Variational density functional calculations of excited states via direct optimization

TL;DR

This paper introduces a direct optimization method for variational density functional calculations of excited states, improving robustness and convergence over traditional SCF approaches, and demonstrates its effectiveness on various molecular systems.

Contribution

A novel direct optimization approach using a maximum overlap method for excited states in density functional theory, enhancing convergence and accuracy.

Findings

The method converges faster and more reliably than SCF strategies.

It successfully calculates a conical intersection without fractional occupations.
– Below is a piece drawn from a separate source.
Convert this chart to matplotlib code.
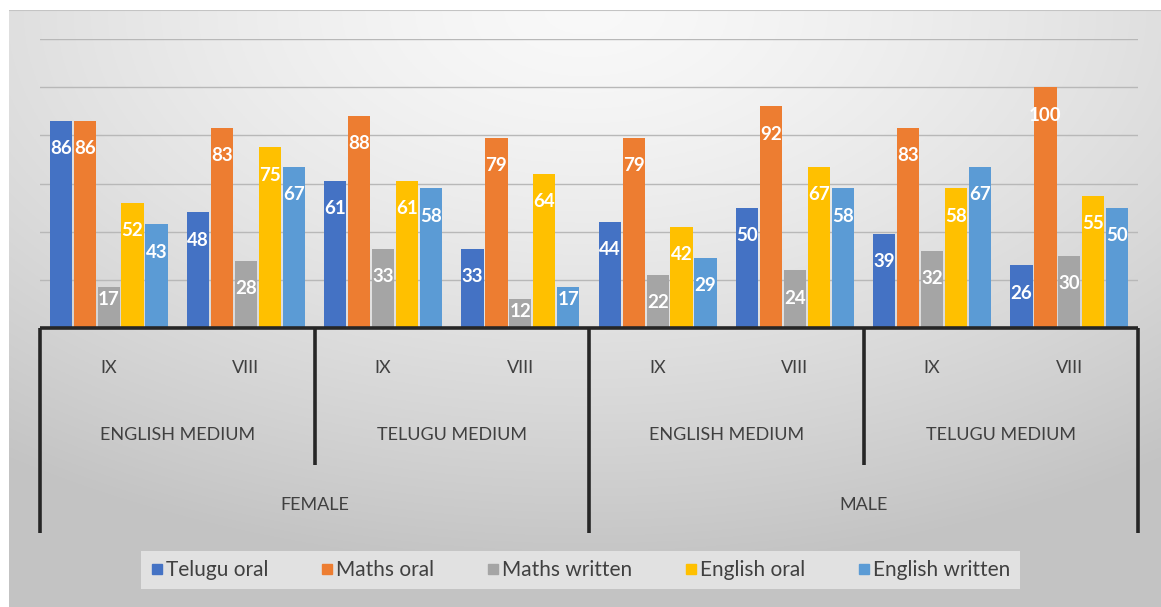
import numpy as np
import matplotlib
matplotlib.use("Agg")
import matplotlib.pyplot as plt
from matplotlib.lines import Line2D

plt.rcParams['font.family'] = ['Lato', 'DejaVu Sans']

# scores per class group
classes = ["IX", "VIII", "IX", "VIII", "IX", "VIII", "IX", "VIII"]
mediums = ["ENGLISH MEDIUM", "TELUGU MEDIUM", "ENGLISH MEDIUM", "TELUGU MEDIUM"]
genders = ["FEMALE", "MALE"]

series_names = ["Telugu oral", "Maths oral", "Maths written", "English oral", "English written"]
telugu_oral = [86, 48, 61, 33, 44, 50, 39, 26]
maths_oral = [86, 83, 88, 79, 79, 92, 83, 100]
maths_written = [17, 28, 33, 12, 22, 24, 32, 30]
english_oral = [52, 75, 61, 64, 42, 67, 58, 55]
english_written = [43, 67, 58, 17, 29, 58, 67, 50]
colors = ["#4472C4", "#ED7D31", "#A5A5A5", "#FFC000", "#5B9BD5"]

all_series = [telugu_oral, maths_oral, maths_written, english_oral, english_written]

W, H = 1161, 607
fig = plt.figure(figsize=(W / 100, H / 100), dpi=100)
fig.patch.set_facecolor("white")

# soft grey gradient behind the chart
bg = fig.add_axes([9 / W, 0, 1 - 9 / W, 1 - 10 / H], zorder=-10)
gy, gx = np.mgrid[0:1:300j, 0:1:600j]
d = np.sqrt(((gx - 0.5) * 1.0) ** 2 + ((gy - 0.0) * 0.9) ** 2)
shade = 0.975 - 0.21 * np.clip(d / 0.85, 0, 1) ** 1.4
bg.imshow(np.dstack([shade] * 3), aspect="auto", extent=[0, 1, 0, 1], origin="upper")
bg.set_xlim(0, 1)
bg.set_ylim(0, 1)
bg.axis("off")
bg.axhline(1, color="#C4C4C4", lw=1.5)

ax = fig.add_axes([40 / W, (H - 328) / H, 1098 / W, 289 / H])
ax.patch.set_alpha(0)

n = len(all_series)
x = np.arange(len(classes))
step = 0.174
bar_w = 0.162
for i, (vals, c) in enumerate(zip(all_series, colors)):
    pos = x + (i - (n - 1) / 2) * step
    ax.bar(pos, vals, bar_w, color=c, zorder=3, label=series_names[i])
    for px, v in zip(pos, vals):
        off = -13 if v < 20 else -24
        ax.annotate(str(v), (px, v), xytext=(0, off), textcoords="offset points",
                    ha="center", va="baseline", color="white", fontsize=13.5,
                    fontweight="bold", zorder=4)

ax.set_xlim(-0.5, len(classes) - 0.5)
ax.set_ylim(0, 120)
for g in range(20, 121, 20):
    ax.axhline(g, color="#B8B8B8", lw=1, zorder=1)
for s in ax.spines.values():
    s.set_visible(False)
ax.set_xticks([])
ax.set_yticks([])

# multi-level category axis
tr = ax.get_xaxis_transform()
line_kw = dict(color="#262626", lw=2.6, transform=tr, clip_on=False, solid_capstyle="butt")
ax.plot([-0.5, len(classes) - 0.5], [0, 0], **line_kw, zorder=5)
for sep in [-0.5, 3.5, 7.5]:
    ax.plot([sep, sep], [0, -0.71], **line_kw)
for sep in [1.5, 5.5]:
    ax.plot([sep, sep], [0, -0.474], **line_kw)

txt_kw = dict(transform=tr, ha="center", va="center", color="#404040", fontsize=13)
for xi, lab in zip(x, classes):
    ax.text(xi, -0.138, lab, **txt_kw)
for k, lab in enumerate(mediums):
    ax.text(2 * k + 0.5, -0.37, lab, **txt_kw)
for k, lab in enumerate(genders):
    ax.text(4 * k + 1.5, -0.612, lab, **txt_kw)

handles = [Line2D([], [], marker="s", ls="", color=c, markersize=7.5) for c in colors]
leg = fig.legend(handles, series_names, loc="center", bbox_to_anchor=(0.5, 1 - 570 / H),
                 ncol=5, fontsize=15, frameon=True, facecolor="#E9E9E9", edgecolor="none",
                 framealpha=0.8, fancybox=False, handlelength=0.6, handletextpad=0.15,
                 columnspacing=2.5, borderpad=0.45, borderaxespad=0)
for t in leg.get_texts():
    t.set_color("#404040")

fig.savefig("out.png", dpi=100)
Self-interaction correction improves excited state accuracy.

Abstract

The development of variational density functional theory approaches to excited electronic states is impeded by limitations of the commonly used self-consistent field (SCF) procedure. A method based on a direct optimization approach as well as the maximum overlap method is presented and the performance compared with previously proposed SCF strategies. Excited-state solutions correspond to saddle points of the energy as a function of the electronic degrees of freedom. The approach presented here makes use of a preconditioner determined with the help of the maximum overlap method to guide the convergence on a target nth-order saddle point. The method is found to be more robust and to converge faster than previously proposed SCF approaches for a set of 89 excited states of molecules. A limited-memory formulation of the symmetric rank-one method for updating the inverse Hessian is found to give the best performance. A conical intersection for the carbon monoxide molecule is calculated without resorting to fractional occupation numbers. Calculations on excited states of the hydrogen atom and a doubly excited state of the dihydrogen molecule using a self-interaction corrected functional are presented. For these systems, the self-interaction correction is found to improve the accuracy of density functional calculations of excited states.